Each Offer is subject to a number of conditions that are set forth in the Offer to Purchase, including, without limitation, (i) the receipt of the consent of the holders of at least a majority in aggregate principal amount of such series of Notes subject to such Offer (the “Minimum Consents Condition”) and (ii) the entry into by the Company of the New Debt Financing on or prior to the date on which the Company accepts for payment (following the satisfaction or waiver of all conditions to the applicable Offer) Notes properly tendered.  There can be no assurance that the Company will enter into the New Debt Financing or that any other condition to either Offer will be satisfied.

To the extent any Notes remain outstanding after the consummation of the Offers, the Company intends to redeem all such Notes pursuant to the terms of the indentures governing the Notes using proceeds from the New Debt Financing.

The Company has engaged Barclays Capital Inc. as Dealer Manager and Solicitation Agent for the Offer.  Persons with questions regarding the Offer should contact Barclays Capital Inc. at (212) 528-7581 (Call Collect) or (800) 438-3242 (Toll Free).  Requests for copies of the Offer to Purchase or other tender offer materials may be directed to D.F. King & Company, Inc., the Tender Agent and Information Agent, at (800) 714-3313.
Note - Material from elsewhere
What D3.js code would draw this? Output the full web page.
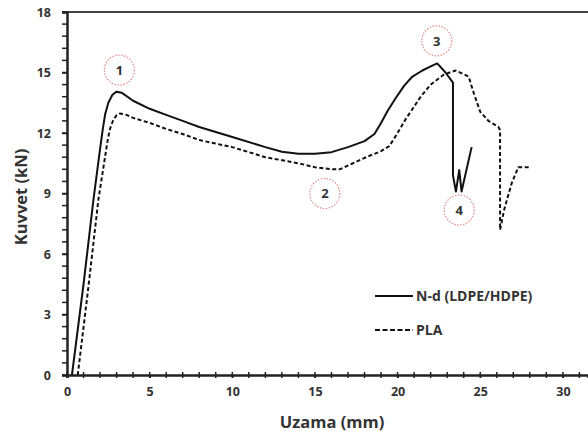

This press release does not constitute an offer to purchase the Notes or a solicitation of consents to amend the related indentures.  The Offers are made solely pursuant to the Offer to Purchase.  The Offers are not being made to holders of Notes in any jurisdiction in which the making or acceptance thereof would not be in compliance with the securities, blue sky or other laws of such jurisdiction.

About NCO Group, Inc.

NCO Group, Inc. is a leading global provider of business process outsourcing services, primarily focused on accounts receivable management and customer relationship management. NCO provides services through over 100 offices throughout North America, Asia, Europe and Australia.